Maybe steamboats developed too quickly in Britain and Europe for Teamboats to take hold if they both rely on the same technological catalysts. Although Commercial steamboat service started in America sooner than Europe, I have no knowledge in how quickly it 'rolled out' in comparison and an interesting wrinkle is the monopoly on Steamboat service granted to Fulton and Livingston. The popularity of teamboats start just when the monopoly is stoking animosity across the country and the decline of teamboats for hauling cargo upriver (though not shorter urban ferries such as in New York or portages) seems to coincide with
its destruction at the hands of the supreme court.
Is that the missing piece of the puzzle? Well, it might explain why only the Americans kept at it when Steam Engines were being developed, but the fact that Teamboats were profitable and kept in service at all meant they were better than
poling keelboats upriver. It's still the fact that a paddle wheel and treadmill isn't that complicated. . . so why didn't anybody do it earlier when Steam Engines weren't an option?
The Alternative without Steam or Teamboats
Well, turns out they did.
I already mentioned the
De Rebus Bellicis but In furthe research I learned that the Chinese actually built and maintained fleets of
treadmill powered paddle wheel ships for hundreds of years in the Tang (618-907) and Song (960-1279) dynasties for war, and much longer for civilian river traffic.
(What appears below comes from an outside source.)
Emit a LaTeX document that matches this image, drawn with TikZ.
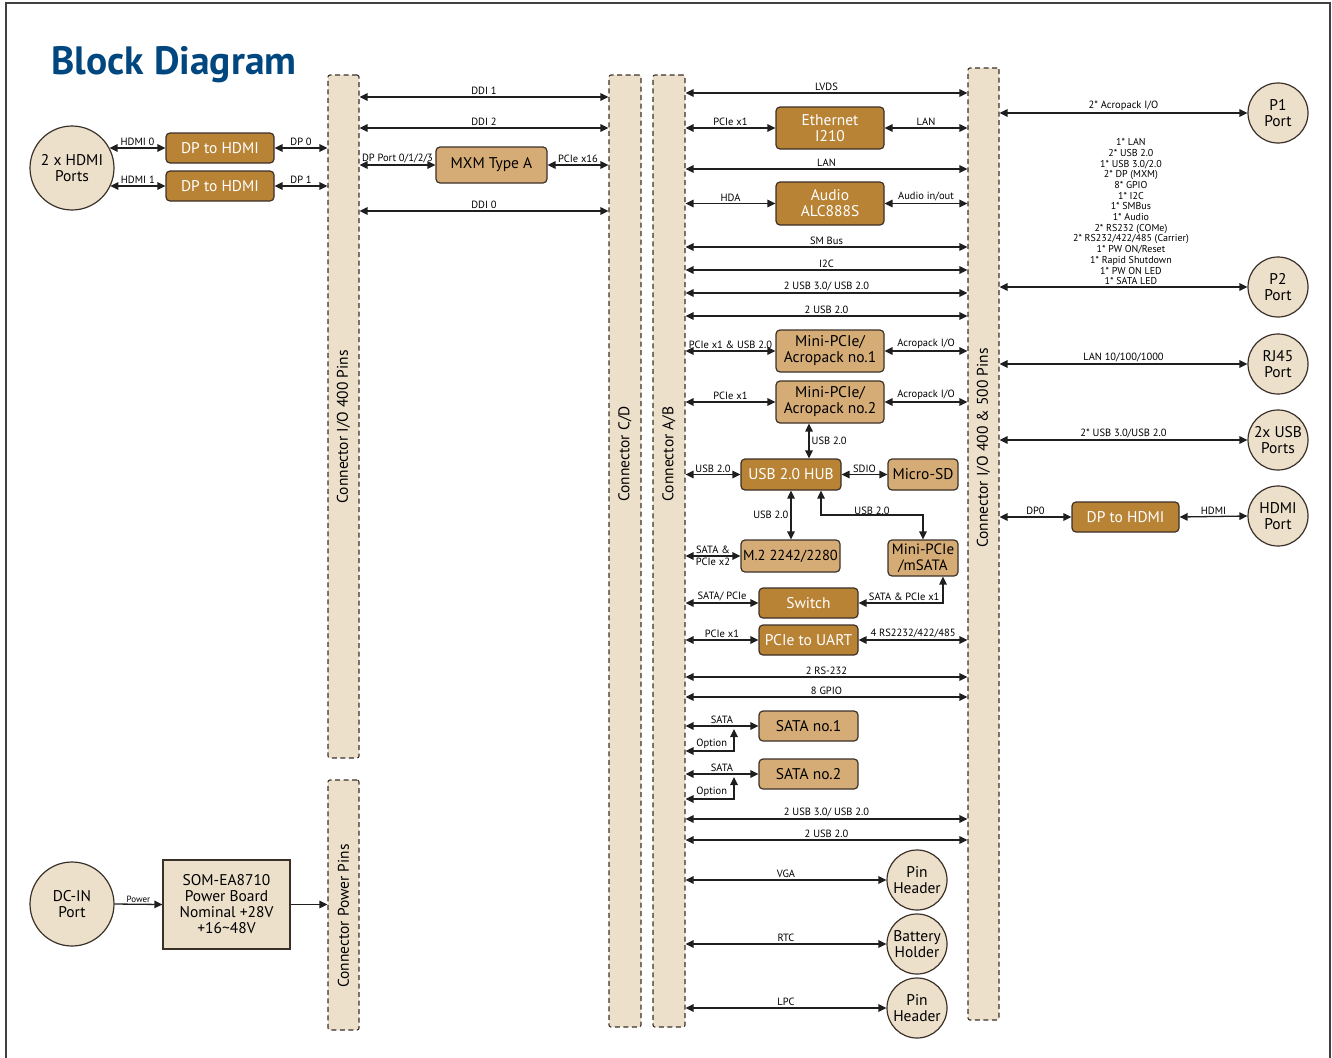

Eighth century texts describe a Tang naval boat with two wheels on its sides propelled by treadmills.
Joseph Needham related "The boats were driven by human pedaling and were able to cruise hundreds of kilometers per day with no wind blowing." The Song dynasty built massive warships with up to 11 wheels on each side with banks of oarsmen entirely replaced by crewmen pedaling in compartments below deck.
Much of the fighting centered on the control of strategic inland waters, rivers and lakes, for which paddleboats, powered by the legs of their crews and not dependent on the wind, were ideal.
Some were capable of carrying 700 to 800 hundred men apiece and were propelled by the energy of more than twenty men on treadmills or turning capstans. By the end of the wars, both sides had reportedly fielded thousands of such vessels, but with the end of hostilities, paddleboats in China soon went out of favor.
Chinese
"Thousand League Boat" from Qing Era Illustration
Funnily enough, even though paddle boats fell out of use in China after the mongol conquest they were 'rediscovered'
and put into use against the British during the opium wars. These vessels were composed of four wheels (two fore, two aft) each with six blades and each wheel was turned by two men who stood shoulder to shoulder and pushed/drove the wheel.
A quote from British forces after the battle of Wusong river illustrating that you don't need iron or precision machine tools to build these contraptions:
British Naval report said:
Some way further up the [Wusong] river, fourteen war-junks were in sight, and also five large newly-built wheel-boats, each moved by four wooden paddlewheels. . . . These wheel-junks were fitted with two paddlewheels on either side, strongly constructed of wood. The shaft, which was also of wood, had a number of strong wooden cogs upon it, and was turned by means of a capstan, fitted also with cogs, and worked round by men. The machinery was all below, between decks, so that the men were under cover. They were all quite newly-built, and carried some two, some three, newly-cast brass guns, besides a number of large ginjals [heavy muskets].
The british captured some and assumed it was an attempted copy of their steamships. (Which it was in a way, as the Chinese hadn't yet worked out that it was the steam moving the wheel and not some interaction with the fire or smoke from the smokestacks, but it was based on much older indigenous ideas that classically educated Chinese would be familiar with.
In fact, muscle powered paddle wheels were apparently used in Southern China into the 20th century.
The Chinese weren't the only ones, however. According to the
The Oxford Companion to Ships and the Sea,
"In Europe the idea of constructing a paddle-wheel boat appears in several old manuscripts which date back to the 15th century, and such a mode of transport probably dates back much further. However, the first recorded use of them was in 1543 when, manned by a crew of 40 working on capstans or treadmills, some were employed as tugs in Barcelona and Malaga harbours, and treadmill paddle boats were still in regular use on the River Loire at the start of the 19th century."
Tracking that information down leads to
Blasco De Garay, who developed and tested a number of different
paddlewheel tug designs for Carlos I. These were slower than oared boats so were abandoned.
So here we are.
1.) A muscle powered drive definitely works on a river or calm water ship. The Chinese built them a millennia ago and kept operating them for centuries.
2.) A Horse engine drive definitely works on river or calm water. The Americans wouldn't have kept building them if they were less efficient than poling against the current or blazing towpaths along every river. They were even better at moving things across a bay than oars.
Why didn't the Chinese ever switch out their man powered drives for animal drives?
Why didn't anybody else develop effective paddlewheel boats before the steam age?
In addition to all the limitations already proposed by the fine paradoxers in this thread, I suspect in the case of the Chinese warships since the wheelmen didn't need specialized training in rowing they were a feature. They would be just as useful as naval infantry or sailors when they weren't needed to row, removing them to make room for a specialized animal team might be counter productive even if that might have made the ship move faster or longer.
I also think that maybe a lot of places that could have really benefitted from teamboats already had towpaths or other infrastructure. China had an extensive and ancient system of managed canals, but I suspect the same sort of thing applied in Europe and India. America would be a place that had a pressing need for ascending rivers and no ancient infrastructure to assist. Still doesn't explain why they didn't find a use as tugs or for bay and river crossings in the rest of the world, (There we might be satisfied with Senor De Garay's failures in speed except for the fact the Chinese seemed to have worked that out and made very fast ships) but I think there might also be a little bit of Pyoro's 'nobody thought of it'.
There's obviously obstacles and issues but I'm still not convinced it doesn't work, properly designed. The Chinese seem to be pretty much there.
This was a very interesting ad-hoc research project and I can't say I'm done with it yet. There's very little of the chinese stuff on the web in english.
I'll have to look up Mr. Needham's book.